1. Field
Exemplary embodiments of the present invention relate to a signal transmission/reception system.
2. Description of the Related Art
A plurality of circuits included in a semiconductor integrated circuit operates by exchanging signals with one another. These signals are transferred through transmission lines through which the plurality of circuits are electrically connected to one another. The transmission lines include metal lines and the like, and delay occurs in signals transferred through the transmission lines due to the resistance and capacitance of the transmission lines. In general, delay occurring due to resistance and capacitance is called an “RC delay.” The RC delay is increased as the resistance and capacitance of the transmission line is increased.

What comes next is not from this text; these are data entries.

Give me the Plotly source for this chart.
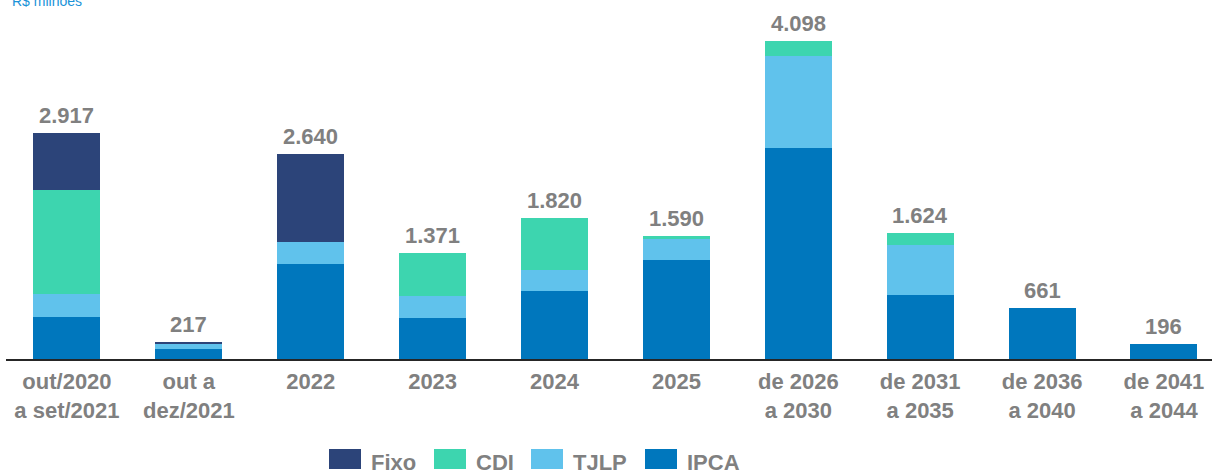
"""Dívida por vencimento e indexador (R$ milhões)."""

import plotly.graph_objects as go

categories = [
    "out/2020<br>a set/2021",
    "out a<br>dez/2021",
    "2022",
    "2023",
    "2024",
    "2025",
    "de 2026<br>a 2030",
    "de 2031<br>a 2035",
    "de 2036<br>a 2040",
    "de 2041<br>a 2044",
]
ipca = [545, 135, 1228, 525, 876, 1276, 2723, 829, 661, 196]
tjlp = [292, 70, 280, 284, 271, 267, 1178, 640, 0, 0]
cdi = [1340, 0, 0, 562, 673, 47, 197, 155, 0, 0]
fixo = [740, 12, 1132, 0, 0, 0, 0, 0, 0, 0]

series = [
    ("IPCA", ipca, "#0077BD"),
    ("TJLP", tjlp, "#60C2EC"),
    ("CDI", cdi, "#3DD5AF"),
    ("Fixo", fixo, "#2C4479"),
]

FONT = "Arial, Liberation Sans, sans-serif"
GRAY = "#808080"

WIDTH, HEIGHT = 1212, 470
MARGIN = dict(l=6, r=0, t=20, b=111)
PLOT_W = WIDTH - MARGIN["l"] - MARGIN["r"]
PLOT_H = HEIGHT - MARGIN["t"] - MARGIN["b"]


def px_x(px: float) -> float:
    return (px - MARGIN["l"]) / PLOT_W


def px_y(px: float) -> float:
    return (HEIGHT - MARGIN["b"] - px) / PLOT_H


fig = go.Figure()

for name, values, color in series:
    fig.add_trace(
        go.Bar(
            x=list(range(len(categories))),
            y=values,
            name=name,
            marker=dict(color=color, line=dict(width=0)),
            hoverinfo="skip",
        )
    )

totals = [sum(v) for v in zip(ipca, tjlp, cdi, fixo)]
for i, total in enumerate(totals):
    fig.add_annotation(
        x=i,
        y=total,
        text=f"{total:,}".replace(",", "."),
        showarrow=False,
        yanchor="bottom",
        yshift=3,
        font=dict(family=FONT, size=22, color=GRAY, weight="bold"),
    )

# unit label, cut by the top edge as in the source
fig.add_annotation(
    xref="paper",
    yref="paper",
    x=0,
    y=1,
    xanchor="left",
    yanchor="bottom",
    xshift=4,
    yshift=9,
    text="R$ milhões",
    showarrow=False,
    font=dict(family=FONT, size=14, color="#1B93D8"),
)

# custom legend with wide swatches
legend_items = [("Fixo", "#2C4479", 329), ("CDI", "#3DD5AF", 434),
                ("TJLP", "#60C2EC", 531), ("IPCA", "#0077BD", 645)]
for name, color, x0 in legend_items:
    fig.add_shape(
        type="rect",
        xref="paper",
        yref="paper",
        x0=px_x(x0),
        x1=px_x(x0 + 32),
        y0=px_y(469),
        y1=px_y(449),
        fillcolor=color,
        line=dict(width=0),
    )
    fig.add_annotation(
        xref="paper",
        yref="paper",
        x=px_x(x0 + 40),
        y=px_y(462),
        xanchor="left",
        yanchor="middle",
        text=name,
        showarrow=False,
        font=dict(family=FONT, size=22, color=GRAY, weight="bold"),
    )

fig.update_layout(
    barmode="stack",
    bargap=0.45,
    width=WIDTH,
    height=HEIGHT,
    margin=MARGIN,
    plot_bgcolor="white",
    paper_bgcolor="white",
    showlegend=False,
    font=dict(family=FONT),
)
fig.update_xaxes(
    range=[-0.5, 9.394],
    tickmode="array",
    tickvals=list(range(len(categories))),
    ticktext=categories,
    showline=True,
    linecolor="#262626",
    linewidth=2,
    ticks="",
    tickfont=dict(family=FONT, size=22, color=GRAY, weight="bold"),
    ticklabelstandoff=2,
)
fig.update_yaxes(
    range=[0, 4369],
    visible=False,
)

fig.write_html(
    "out.html",
    config={"displayModeBar": False},
    post_script="document.body.style.margin='0px';",
)
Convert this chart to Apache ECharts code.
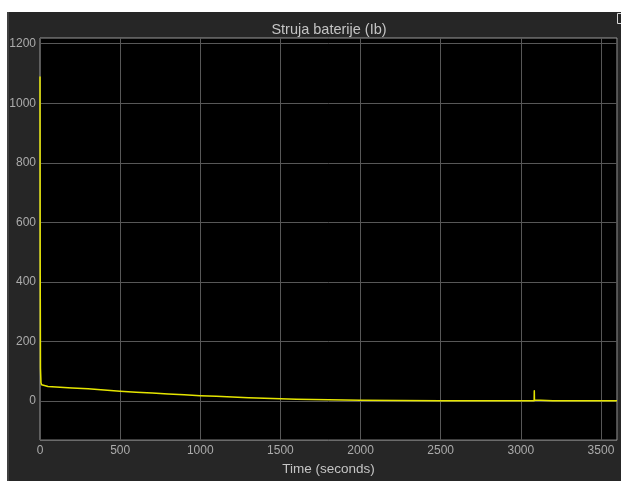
<!DOCTYPE html>
<html>
<head>
<meta charset="utf-8">
<script src="https://cdn.jsdelivr.net/npm/echarts@6/dist/echarts.min.js"></script>
<style>
html,body{margin:0;padding:0;background:#fff;}
#c{width:621px;height:481px;}
</style>
</head>
<body>
<div id="c"></div>
<script>
var titleText = 'Struja baterije (Ib)';
var xName = 'Time (seconds)';
var timeS = [0, 1, 3, 6, 10, 20, 50, 100, 200, 300, 400, 500, 600, 700, 800, 900, 1000, 1100, 1200, 1300, 1400, 1500, 1600, 1700, 1800, 1900, 2000, 2250, 2500, 2800, 3000, 3083, 3084, 3085, 3087, 3200, 3400, 3600];
var currentIb = [1090, 500, 110, 62, 55, 52, 49, 47, 44, 41, 37, 33, 30, 27, 24, 21, 18, 16, 13.5, 11.5, 9.5, 8, 6.5, 5.5, 4.5, 3.5, 3, 2, 1.5, 1, 0.8, 0.8, 35, 4, 2, 1.5, 1, 0.8];
var yTicks = [0, 200, 400, 600, 800, 1000, 1200];

var chart = echarts.init(document.getElementById('c'), null, {renderer: 'canvas'});
var font = "'Liberation Sans Narrow', 'Liberation Sans', Arial, sans-serif";
var plain = function (v) { return String(v); };
chart.setOption({
  animation: false,
  color: ['#e6e600'],
  backgroundColor: 'transparent',
  graphic: [
    {type: 'rect', shape: {x: 7, y: 12, width: 614, height: 469}, style: {fill: '#262626'}, z: -10, silent: true},
    {type: 'line', shape: {x1: 8, y1: 12, x2: 8, y2: 481}, style: {stroke: '#5a5a5a', lineWidth: 1}, z: -9, silent: true},
    {type: 'rect', shape: {x: 617.5, y: 13.5, width: 8, height: 10}, style: {fill: 'none', stroke: '#d8d8d8', lineWidth: 1}, z: 10, silent: true}
  ],
  title: {
    text: titleText,
    left: 324, top: 17, textAlign: 'center',
    textStyle: {color: '#c4c4c4', fontSize: 14.5, fontWeight: 'normal', fontFamily: font}
  },
  grid: {
    left: 40, top: 38, right: 4, bottom: 40,
    show: true, backgroundColor: '#000000', borderColor: '#9a9a9a', borderWidth: 1,
    containLabel: false
  },
  xAxis: {
    type: 'value', min: 0, max: 3600, interval: 500,
    name: xName, nameLocation: 'middle', nameGap: 21,
    nameTextStyle: {color: '#c4c4c4', fontSize: 13.5, fontFamily: font},
    axisLine: {show: false},
    axisTick: {show: false},
    axisLabel: {color: '#ababab', fontSize: 12, fontFamily: font, margin: 5, showMaxLabel: false, formatter: plain},
    splitLine: {show: true, lineStyle: {color: '#575757', width: 1}}
  },
  yAxis: {
    type: 'value', min: -131, max: 1219,
    axisLine: {show: false},
    axisTick: {show: false, customValues: yTicks},
    axisLabel: {color: '#ababab', fontSize: 12, fontFamily: font, margin: 4, customValues: yTicks, formatter: plain},
    splitLine: {show: false}
  },
  series: [{
    type: 'line',
    data: timeS.map(function (t, i) { return [t, currentIb[i]]; }),
    showSymbol: false,
    symbol: 'none',
    itemStyle: {color: '#e6e600'},
    lineStyle: {color: '#e6e600', width: 1.5, cap: 'butt', join: 'round'},
    emphasis: {disabled: true},
    z: 5,
    markLine: {
      silent: true, symbol: 'none', label: {show: false},
      lineStyle: {color: '#575757', width: 1, type: 'solid'},
      emphasis: {disabled: true},
      animation: false,
      z: 1,
      data: yTicks.map(function (v) { return {yAxis: v}; })
    }
  }]
});
</script>
</body>
</html>
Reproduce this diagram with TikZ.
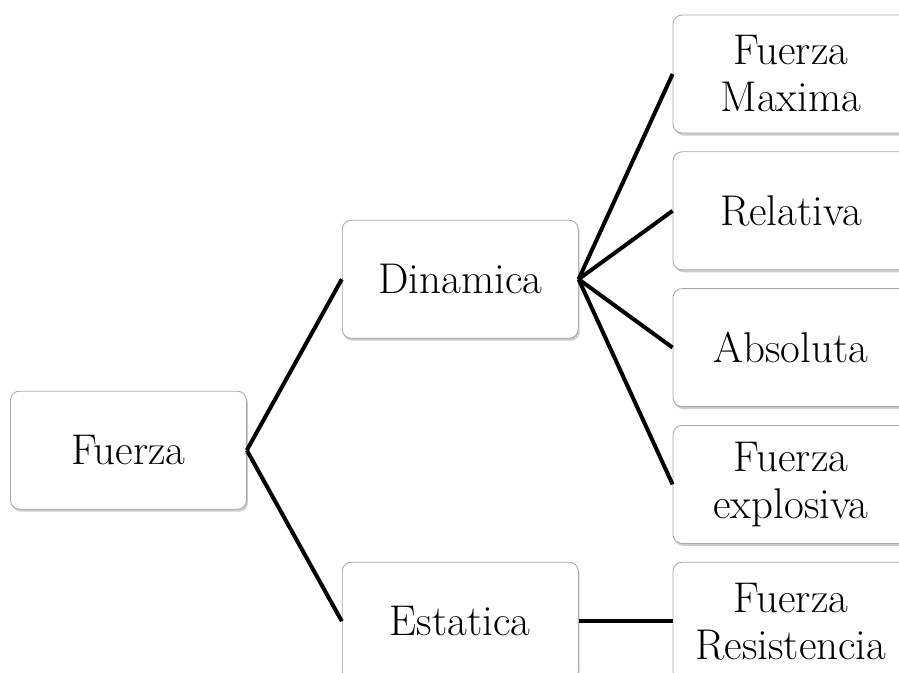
\documentclass[tikz,border=0pt]{standalone}
\usepackage{tikz}
\usetikzlibrary{positioning, calc, shadows}

\begin{document}
\begin{tikzpicture}[
  node distance=18pt,
  font=\fontsize{43}{47}\selectfont,
  box/.style={rectangle, draw=gray!70, line width=0.8pt, fill=white, minimum width=236pt, minimum height=118pt, align=center, rounded corners=9pt,
    drop shadow={shadow xshift=1.5pt, shadow yshift=-2.5pt, fill=black!40, opacity=0.5}},
  link/.style={line width=4pt, black}
]
\useasboundingbox (0,0) rectangle (899pt,-672pt);

\node[box] (maxima) at (791pt,-74pt) {Fuerza\\Maxima};
\node[box, below=of maxima] (relativa) {Relativa};
\node[box, below=of relativa] (absoluta) {Absoluta};
\node[box, below=of absoluta] (explosiva) {Fuerza\\explosiva};
\node[box, below=of explosiva] (resistencia) {Fuerza\\Resistencia};

\node[box, left=94pt of $(relativa.west)!0.5!(absoluta.west)$] (dinamica) {Dinamica};
\node[box, left=94pt of resistencia] (estatica) {Estatica};
\node[box, left=95pt of $(dinamica.west)!0.5!(estatica.west)$] (fuerza) {Fuerza};

\draw[link] (fuerza.east) -- (dinamica.west);
\draw[link] (fuerza.east) -- (estatica.west);
\draw[link] (dinamica.east) -- (maxima.west);
\draw[link] (dinamica.east) -- (relativa.west);
\draw[link] (dinamica.east) -- (absoluta.west);
\draw[link] (dinamica.east) -- (explosiva.west);
\draw[link] (estatica.east) -- (resistencia.west);
\end{tikzpicture}
\end{document}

Meanwhile, packaging technology for a semiconductor integrated apparatus is being continuously advanced to keep up with requirements for miniaturization and high capacity. Thus, various technologies for manufacturing a stacked semiconductor apparatus capable of satisfying mounting efficiency as well as miniaturization and high capacity have been developed.
The stacked semiconductor apparatus can be fabricated using a method, in which individual semiconductor chips having different functions are stacked upon one another and the stacked chips are packaged at one time, or a method in which individually packaged semiconductor chips are stacked upon one another. In the stacked semiconductor apparatus, the individual semiconductor chips are electrically connected to one another through metal wires, through-silicon vias (TSVs) and the like.
Recently, a stacked semiconductor apparatus using through-silicon vias (TSVs) has been mainly fabricated. The stacked semiconductor apparatus using the through-silicon vias (TSVs) is fabricated by forming via holes through semiconductor chips, forming through electrodes (through-silicon vias, “TSVs”) by filling the via holes with conductive materials, and electrically connecting upper semiconductor chips to lower semiconductor chips through the through electrodes. The through-silicon via serves as a transmission line for transferring signals or power to each element of the stacked semiconductor apparatus.
However, the through-silicon via has high resistance and capacitance as compared with a metal line used as a transmission line. Therefore, RC delay is increased, resulting in the deterioration of signal transfer characteristics.
FIG. 1 is a diagram illustrating features occurring due to RC delay present in a transmission line.
A first signal S1 is input to a transmission line 101 through an input terminal IN of the transmission line 101, and a second signal S2 is output from the transmission line 101 through an output terminal OUT of the transmission line 101. A driver 102 drives the second signal S2 and transfers the second signal S2 to each element of a semiconductor integrated circuit. The second signal S2 is a signal modified from the first signal S1 due to an RC delay occurring in the transmission line 101. A third signal S3 is transferred to each element of the semiconductor integrated circuit by the driver 102.
Hereinafter, a description will be provided for the case in which the first signal S1 is a signal toggled at a regular interval.
The first signal S1 is changed to the second signal S2 by passing through the transmission line 101. The second signal S2 is transferred to each element of the semiconductor integrated circuit through the driver 102. For purposes of illustration, it is assumed that the driver 102 outputs ‘High’ when a level of the second signal S2 is higher than logic threshold T, and outputs ‘Low’ when the level of the second signal S2 is lower than the logic threshold T.
When an RC delay does not occur in the transmission line 101, the second signal S2 and the third signal S3 have substantially the same waveform as that of the first signal S1, except that the second signal S2 and the third signal S3 have a delayed phase as compared with the first signal S1. However, when the RC delay does occur in the transmission line 101 and the second signal S2 is modified as illustrated in FIG. 2, since the level of the second signal S2 does not exceed the logic threshold T of the driver 102, the third signal S3 has a waveform different from that of the first signal S1. Thus, a signal may not be normally transmitted due to the resistance and capacitance of the transmission line 101.
When the signal is not normally transmitted to each element of the semiconductor integrated circuit, an error may occur in the operation of the semiconductor integrated circuit. This feature becomes more pronounced as a toggle cycle of the first signal S1 becomes short (that is as an operation frequency is high). Since the transmission line 101 having capacitance is frequently charged/discharged as the toggle cycle becomes short, current consumption is also increased, where an increase in a voltage level of a signal loaded on the transmission line 101 means that the transmission line 101 is charged and a decrease in the voltage level of the signal loaded on the transmission line 101 means that the transmission line 101 is discharged.